FINDING PUNCHLINES: Lukas Nelson talks Promise of the Real, songwriting and legends that advised him along the way
“I have a lot of music I want to put out there, but it’s so hard to put it all together,” singer-songwriter and guitarist Lukas Nelson tells encore last Labor Day evening. “And to finally release [a record] … it’s just nice to have it out there.”
Nelson scheduled our interview amidst days and weeks of travel. “We just landed a couple hours ago in New York,” he divulges. Still, it didn’t dampen his enthusiasm for the release of his band’s self-titled work on Fantasy Records, “Lukas Nelson & Promise of the Real.”
“I’m really happy with this record, to be honest,” he adds. “It’s my proudest achievement so far, in terms of putting out my own music.”
Thus far it’s received glowing reviews. More so, it’s ranked on multi-genre Billboard charts. “I don’t know how many sales that translates to,” Nelson quips. “But people seem to like it.”
It’s an exciting time for Nelson as a “new” artist—not new in the sense of being a musician on the scene but new to being in the public eye. It was a big deal for him to partner with a record label to help spread the word of his existence.

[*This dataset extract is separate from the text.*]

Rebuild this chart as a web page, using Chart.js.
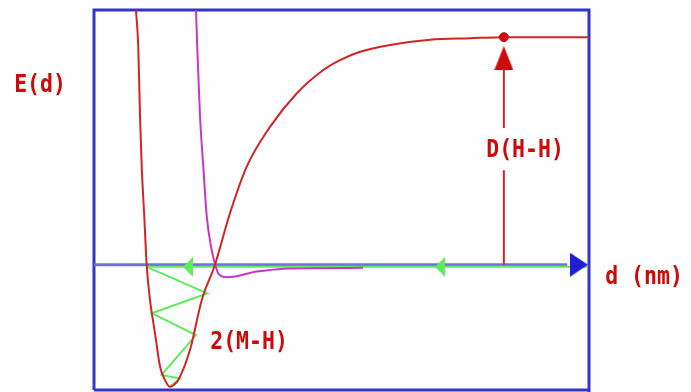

“That was a big achievement in and of itself—having a record label sign us—because we don’t exactly play pop music,” he adds. “They’re taking a chance and I think they’re happy.”
Nelson’s drawn to storytelling found in country music, as well as heard in soul, gospel, or rock ‘n’ roll: short, quick songs that have punchlines. The latest collection reflects an appreciation of and development within that formula. He’s not trying to “genre bend” or reinvent the wheel with this record.
“I mean, nobody’s really reinventing anything these days—unless you’re playing Indie music,” he says, “which is great—I love some great bands out there that are really doing well. . . . I guess I’m just trying to write in clear, concise, melodic, and lyrical ways.”
This is also the first album from Nelson’s six-piece. Promise of the Real is complete with Tato Melgar (percussion), Anthony LoGerfo (drums) and Corey McCormick (bass, vocals), as well as newer members Jesse Siebenberg (steel guitars, Farfisa organ, vocals) and Alberto Bof (piano, Wurlitzer).
Recorded at The Village Studios in West Los Angeles, “Lukas Nelson & Promise of the Real” is riddled with major talents’ influences and contributions. Jess Wolfe and Holly Lessig of Lucius provided backing vocals on five tracks, while Stefani Germanotta (a.k.a. Lady Gaga) sang on “Carolina” and “Find Yourself.” “Just Outside of Austin” features a lovely introduction lead by his aunt, Bobbie Nelson, on keys (she also plays with his dad’s band—Willie and Friends—all of whom stopped over in Wilmington at The Shell on Tues., Sept. 5).
“I was thinking of Roger Miller when I wrote that song,” Nelson explains. “I wanted to write a song with a similar kind of chord progression.”
A long-time fan and friend of Neil Young (he actually met his drummer, Anthony LoGerfo, at a Neil Young concert in 2008), Nelson and the Promise of the Real backed up the legendary Canadian musician on “The Monsanto Years” album (2015). They had made appearances at Young’s famed (now defunct) Bridge School Benefit and Farm Aid (the latter also run by Nelson’s father, along with John Mellencamp and Dave Matthews). Such experiences have culminated in the band receiving top-notch guidance along the way.
“[Neil] helped me with a few songs and had some advice for a few tunes,” he tells. “Dad listened to a few songs I had written. Then he’d say, ‘You should put that one on there and that one.’ . . . They both influenced the record a lot.”
Nelson has continued to develop his 12 tracks on the road. All have received stage time; though, he’s mindful of how well a couple play out in certain venues. “I haven’t really done ‘Breath of My Baby’ a lot live because it’s so slow,” he explains. “It’s just too low energy for a lot of shows.”
Songs are still evolving, too. Nelson plays “Carolina” and “Runnin’ Shine” with an electric guitar to give it more power.
“I think our next plan should be a live record because it’s completely different,” he observes. “I already know that I could do better. And I have a lot of other great songs and there are things I want to fine tune in recording, but I want it a little less polished because the polish kind of gets in the way. I’d like to have a little more rock ‘n’ roll in the next one—that’s what we do live.”
Nelson will head back to the studio later in the month. In the meantime, Wilmingtonians can hear the band live at Greenfield Lake Amphitheater on Tuesday, Sept. 19.